§ GIVEN INFORMATION
_ _ _ _ _

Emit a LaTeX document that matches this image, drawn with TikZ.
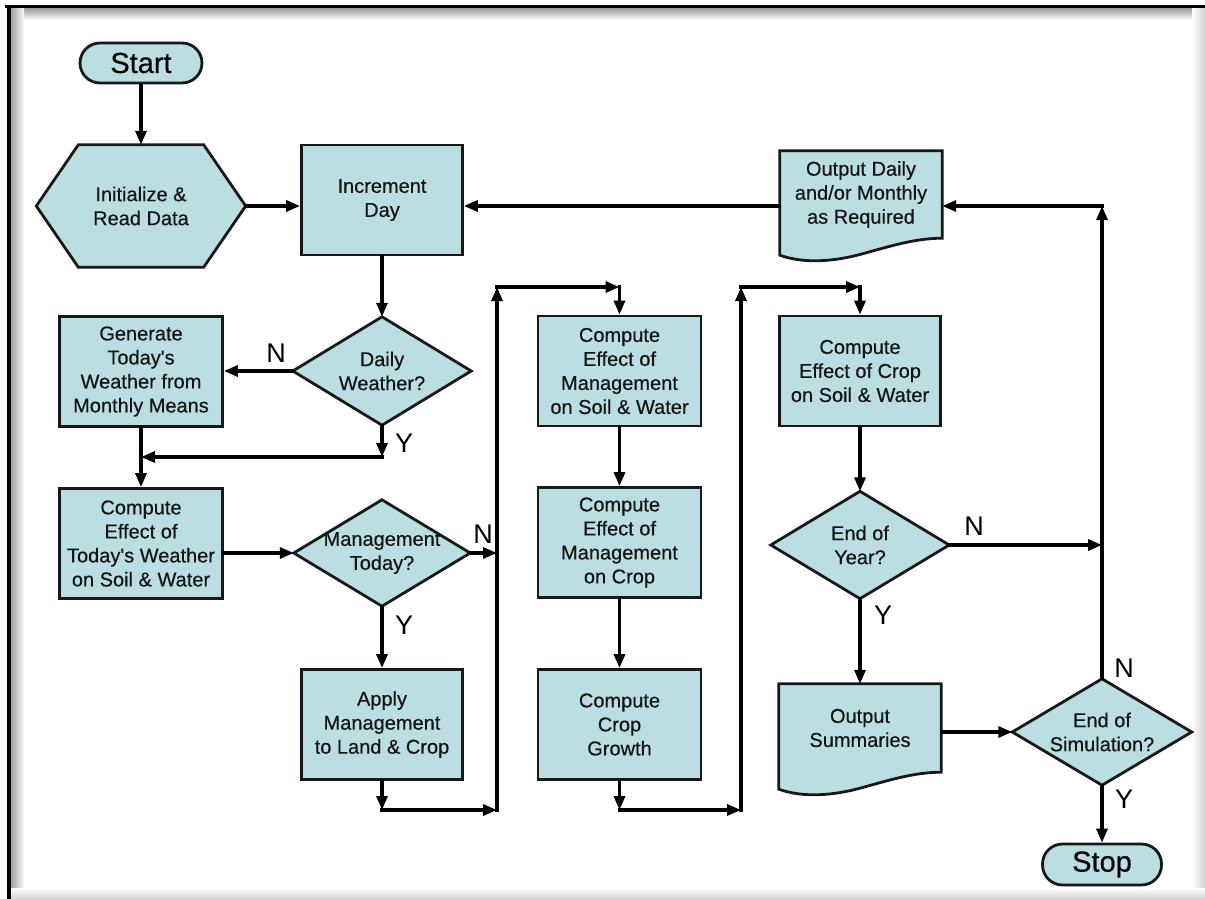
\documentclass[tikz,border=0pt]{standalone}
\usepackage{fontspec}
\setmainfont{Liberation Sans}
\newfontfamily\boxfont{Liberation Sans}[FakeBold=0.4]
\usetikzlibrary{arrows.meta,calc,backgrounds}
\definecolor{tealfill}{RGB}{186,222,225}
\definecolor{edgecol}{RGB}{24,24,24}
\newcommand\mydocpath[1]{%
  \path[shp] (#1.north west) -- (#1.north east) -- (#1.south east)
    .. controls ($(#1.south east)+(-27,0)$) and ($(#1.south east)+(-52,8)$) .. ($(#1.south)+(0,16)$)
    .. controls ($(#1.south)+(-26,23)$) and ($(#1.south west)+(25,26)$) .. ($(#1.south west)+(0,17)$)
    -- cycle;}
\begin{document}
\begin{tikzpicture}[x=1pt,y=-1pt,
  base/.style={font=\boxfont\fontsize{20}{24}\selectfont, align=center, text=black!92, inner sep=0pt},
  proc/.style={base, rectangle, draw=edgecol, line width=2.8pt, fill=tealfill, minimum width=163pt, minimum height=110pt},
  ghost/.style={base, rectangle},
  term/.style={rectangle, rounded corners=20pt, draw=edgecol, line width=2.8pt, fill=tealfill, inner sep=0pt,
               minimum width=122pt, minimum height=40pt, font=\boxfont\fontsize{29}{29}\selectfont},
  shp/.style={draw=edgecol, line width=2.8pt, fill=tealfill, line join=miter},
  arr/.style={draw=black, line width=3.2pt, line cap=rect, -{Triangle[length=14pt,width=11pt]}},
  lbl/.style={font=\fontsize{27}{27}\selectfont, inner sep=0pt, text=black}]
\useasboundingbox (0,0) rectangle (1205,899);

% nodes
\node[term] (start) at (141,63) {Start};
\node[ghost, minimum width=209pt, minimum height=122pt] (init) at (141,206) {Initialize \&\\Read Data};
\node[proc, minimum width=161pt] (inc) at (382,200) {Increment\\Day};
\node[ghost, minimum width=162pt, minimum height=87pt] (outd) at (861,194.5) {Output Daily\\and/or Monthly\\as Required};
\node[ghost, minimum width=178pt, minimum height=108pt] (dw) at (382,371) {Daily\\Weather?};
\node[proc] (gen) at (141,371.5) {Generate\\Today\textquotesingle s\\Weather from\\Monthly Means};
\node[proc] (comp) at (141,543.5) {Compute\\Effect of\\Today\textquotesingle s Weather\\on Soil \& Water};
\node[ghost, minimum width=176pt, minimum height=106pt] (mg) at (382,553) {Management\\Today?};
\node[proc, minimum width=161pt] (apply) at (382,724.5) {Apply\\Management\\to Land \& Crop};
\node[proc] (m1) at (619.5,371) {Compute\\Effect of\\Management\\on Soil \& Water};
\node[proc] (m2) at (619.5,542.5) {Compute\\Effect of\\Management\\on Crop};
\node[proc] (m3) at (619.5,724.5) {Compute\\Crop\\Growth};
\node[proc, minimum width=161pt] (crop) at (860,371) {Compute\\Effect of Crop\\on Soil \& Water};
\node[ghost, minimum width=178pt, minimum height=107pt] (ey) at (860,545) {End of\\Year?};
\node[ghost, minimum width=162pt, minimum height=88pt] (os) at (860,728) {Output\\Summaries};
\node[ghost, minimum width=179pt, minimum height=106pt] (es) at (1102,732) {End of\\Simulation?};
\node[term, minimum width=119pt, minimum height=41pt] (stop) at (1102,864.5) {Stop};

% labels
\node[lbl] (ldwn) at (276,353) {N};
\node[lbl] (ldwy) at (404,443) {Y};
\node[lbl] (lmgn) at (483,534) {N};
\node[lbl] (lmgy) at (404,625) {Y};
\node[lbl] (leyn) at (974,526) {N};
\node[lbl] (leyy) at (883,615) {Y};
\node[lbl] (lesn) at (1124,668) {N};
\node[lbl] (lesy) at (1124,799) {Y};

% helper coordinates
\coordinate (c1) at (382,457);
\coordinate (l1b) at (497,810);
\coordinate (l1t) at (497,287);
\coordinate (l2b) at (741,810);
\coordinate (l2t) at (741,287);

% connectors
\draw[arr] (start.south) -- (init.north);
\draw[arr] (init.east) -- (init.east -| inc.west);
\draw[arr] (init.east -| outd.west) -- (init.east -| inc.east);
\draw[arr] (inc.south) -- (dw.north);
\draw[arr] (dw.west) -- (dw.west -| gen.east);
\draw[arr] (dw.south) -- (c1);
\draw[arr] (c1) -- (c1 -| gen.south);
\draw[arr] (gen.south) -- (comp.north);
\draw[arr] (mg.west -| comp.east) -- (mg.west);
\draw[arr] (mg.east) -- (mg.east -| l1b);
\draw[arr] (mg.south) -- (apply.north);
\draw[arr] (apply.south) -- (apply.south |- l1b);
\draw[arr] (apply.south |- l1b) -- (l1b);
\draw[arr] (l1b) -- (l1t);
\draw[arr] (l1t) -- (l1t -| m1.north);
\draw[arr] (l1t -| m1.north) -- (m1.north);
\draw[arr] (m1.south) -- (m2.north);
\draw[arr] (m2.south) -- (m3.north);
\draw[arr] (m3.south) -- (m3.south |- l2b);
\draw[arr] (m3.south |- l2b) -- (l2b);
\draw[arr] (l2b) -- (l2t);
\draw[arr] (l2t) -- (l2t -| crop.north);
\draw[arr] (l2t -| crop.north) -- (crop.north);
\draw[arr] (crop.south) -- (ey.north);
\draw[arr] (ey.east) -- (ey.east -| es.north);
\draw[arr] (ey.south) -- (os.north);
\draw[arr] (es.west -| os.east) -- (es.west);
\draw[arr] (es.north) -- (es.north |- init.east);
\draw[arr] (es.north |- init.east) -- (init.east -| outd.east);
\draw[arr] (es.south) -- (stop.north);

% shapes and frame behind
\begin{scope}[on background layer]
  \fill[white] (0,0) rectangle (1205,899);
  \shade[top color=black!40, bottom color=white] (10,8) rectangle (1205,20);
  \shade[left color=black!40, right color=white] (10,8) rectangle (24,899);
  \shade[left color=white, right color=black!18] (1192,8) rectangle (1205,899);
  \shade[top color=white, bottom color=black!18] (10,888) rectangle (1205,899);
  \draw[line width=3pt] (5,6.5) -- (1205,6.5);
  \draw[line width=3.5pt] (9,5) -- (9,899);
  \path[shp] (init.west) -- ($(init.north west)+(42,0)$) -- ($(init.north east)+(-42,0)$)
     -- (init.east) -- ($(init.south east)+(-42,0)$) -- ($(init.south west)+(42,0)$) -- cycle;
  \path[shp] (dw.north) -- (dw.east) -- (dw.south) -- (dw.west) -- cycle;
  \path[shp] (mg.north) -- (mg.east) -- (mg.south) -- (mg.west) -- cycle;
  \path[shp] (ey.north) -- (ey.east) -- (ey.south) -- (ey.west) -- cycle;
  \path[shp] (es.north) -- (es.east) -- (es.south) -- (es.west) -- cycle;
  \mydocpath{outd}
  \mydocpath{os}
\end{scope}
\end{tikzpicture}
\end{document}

_ _ _ _ _

§ REQUIREMENT
Print each line of the material above exactly, with the pictures removed from your copy.

§ REPLY TO THE EXERCISE
Emit a LaTeX document that matches this image, drawn with TikZ.
\documentclass[tikz,border=0pt]{standalone}
\usepackage{fontspec}
\setmainfont{Liberation Sans}
\newfontfamily\boxfont{Liberation Sans}[FakeBold=0.4]
\usetikzlibrary{arrows.meta,calc,backgrounds}
\definecolor{tealfill}{RGB}{186,222,225}
\definecolor{edgecol}{RGB}{24,24,24}
\newcommand\mydocpath[1]{%
  \path[shp] (#1.north west) -- (#1.north east) -- (#1.south east)
    .. controls ($(#1.south east)+(-27,0)$) and ($(#1.south east)+(-52,8)$) .. ($(#1.south)+(0,16)$)
    .. controls ($(#1.south)+(-26,23)$) and ($(#1.south west)+(25,26)$) .. ($(#1.south west)+(0,17)$)
    -- cycle;}
\begin{document}
\begin{tikzpicture}[x=1pt,y=-1pt,
  base/.style={font=\boxfont\fontsize{20}{24}\selectfont, align=center, text=black!92, inner sep=0pt},
  proc/.style={base, rectangle, draw=edgecol, line width=2.8pt, fill=tealfill, minimum width=163pt, minimum height=110pt},
  ghost/.style={base, rectangle},
  term/.style={rectangle, rounded corners=20pt, draw=edgecol, line width=2.8pt, fill=tealfill, inner sep=0pt,
               minimum width=122pt, minimum height=40pt, font=\boxfont\fontsize{29}{29}\selectfont},
  shp/.style={draw=edgecol, line width=2.8pt, fill=tealfill, line join=miter},
  arr/.style={draw=black, line width=3.2pt, line cap=rect, -{Triangle[length=14pt,width=11pt]}},
  lbl/.style={font=\fontsize{27}{27}\selectfont, inner sep=0pt, text=black}]
\useasboundingbox (0,0) rectangle (1205,899);

% nodes
\node[term] (start) at (141,63) {Start};
\node[ghost, minimum width=209pt, minimum height=122pt] (init) at (141,206) {Initialize \&\\Read Data};
\node[proc, minimum width=161pt] (inc) at (382,200) {Increment\\Day};
\node[ghost, minimum width=162pt, minimum height=87pt] (outd) at (861,194.5) {Output Daily\\and/or Monthly\\as Required};
\node[ghost, minimum width=178pt, minimum height=108pt] (dw) at (382,371) {Daily\\Weather?};
\node[proc] (gen) at (141,371.5) {Generate\\Today\textquotesingle s\\Weather from\\Monthly Means};
\node[proc] (comp) at (141,543.5) {Compute\\Effect of\\Today\textquotesingle s Weather\\on Soil \& Water};
\node[ghost, minimum width=176pt, minimum height=106pt] (mg) at (382,553) {Management\\Today?};
\node[proc, minimum width=161pt] (apply) at (382,724.5) {Apply\\Management\\to Land \& Crop};
\node[proc] (m1) at (619.5,371) {Compute\\Effect of\\Management\\on Soil \& Water};
\node[proc] (m2) at (619.5,542.5) {Compute\\Effect of\\Management\\on Crop};
\node[proc] (m3) at (619.5,724.5) {Compute\\Crop\\Growth};
\node[proc, minimum width=161pt] (crop) at (860,371) {Compute\\Effect of Crop\\on Soil \& Water};
\node[ghost, minimum width=178pt, minimum height=107pt] (ey) at (860,545) {End of\\Year?};
\node[ghost, minimum width=162pt, minimum height=88pt] (os) at (860,728) {Output\\Summaries};
\node[ghost, minimum width=179pt, minimum height=106pt] (es) at (1102,732) {End of\\Simulation?};
\node[term, minimum width=119pt, minimum height=41pt] (stop) at (1102,864.5) {Stop};

% labels
\node[lbl] (ldwn) at (276,353) {N};
\node[lbl] (ldwy) at (404,443) {Y};
\node[lbl] (lmgn) at (483,534) {N};
\node[lbl] (lmgy) at (404,625) {Y};
\node[lbl] (leyn) at (974,526) {N};
\node[lbl] (leyy) at (883,615) {Y};
\node[lbl] (lesn) at (1124,668) {N};
\node[lbl] (lesy) at (1124,799) {Y};

% helper coordinates
\coordinate (c1) at (382,457);
\coordinate (l1b) at (497,810);
\coordinate (l1t) at (497,287);
\coordinate (l2b) at (741,810);
\coordinate (l2t) at (741,287);

% connectors
\draw[arr] (start.south) -- (init.north);
\draw[arr] (init.east) -- (init.east -| inc.west);
\draw[arr] (init.east -| outd.west) -- (init.east -| inc.east);
\draw[arr] (inc.south) -- (dw.north);
\draw[arr] (dw.west) -- (dw.west -| gen.east);
\draw[arr] (dw.south) -- (c1);
\draw[arr] (c1) -- (c1 -| gen.south);
\draw[arr] (gen.south) -- (comp.north);
\draw[arr] (mg.west -| comp.east) -- (mg.west);
\draw[arr] (mg.east) -- (mg.east -| l1b);
\draw[arr] (mg.south) -- (apply.north);
\draw[arr] (apply.south) -- (apply.south |- l1b);
\draw[arr] (apply.south |- l1b) -- (l1b);
\draw[arr] (l1b) -- (l1t);
\draw[arr] (l1t) -- (l1t -| m1.north);
\draw[arr] (l1t -| m1.north) -- (m1.north);
\draw[arr] (m1.south) -- (m2.north);
\draw[arr] (m2.south) -- (m3.north);
\draw[arr] (m3.south) -- (m3.south |- l2b);
\draw[arr] (m3.south |- l2b) -- (l2b);
\draw[arr] (l2b) -- (l2t);
\draw[arr] (l2t) -- (l2t -| crop.north);
\draw[arr] (l2t -| crop.north) -- (crop.north);
\draw[arr] (crop.south) -- (ey.north);
\draw[arr] (ey.east) -- (ey.east -| es.north);
\draw[arr] (ey.south) -- (os.north);
\draw[arr] (es.west -| os.east) -- (es.west);
\draw[arr] (es.north) -- (es.north |- init.east);
\draw[arr] (es.north |- init.east) -- (init.east -| outd.east);
\draw[arr] (es.south) -- (stop.north);

% shapes and frame behind
\begin{scope}[on background layer]
  \fill[white] (0,0) rectangle (1205,899);
  \shade[top color=black!40, bottom color=white] (10,8) rectangle (1205,20);
  \shade[left color=black!40, right color=white] (10,8) rectangle (24,899);
  \shade[left color=white, right color=black!18] (1192,8) rectangle (1205,899);
  \shade[top color=white, bottom color=black!18] (10,888) rectangle (1205,899);
  \draw[line width=3pt] (5,6.5) -- (1205,6.5);
  \draw[line width=3.5pt] (9,5) -- (9,899);
  \path[shp] (init.west) -- ($(init.north west)+(42,0)$) -- ($(init.north east)+(-42,0)$)
     -- (init.east) -- ($(init.south east)+(-42,0)$) -- ($(init.south west)+(42,0)$) -- cycle;
  \path[shp] (dw.north) -- (dw.east) -- (dw.south) -- (dw.west) -- cycle;
  \path[shp] (mg.north) -- (mg.east) -- (mg.south) -- (mg.west) -- cycle;
  \path[shp] (ey.north) -- (ey.east) -- (ey.south) -- (ey.west) -- cycle;
  \path[shp] (es.north) -- (es.east) -- (es.south) -- (es.west) -- cycle;
  \mydocpath{outd}
  \mydocpath{os}
\end{scope}
\end{tikzpicture}
\end{document}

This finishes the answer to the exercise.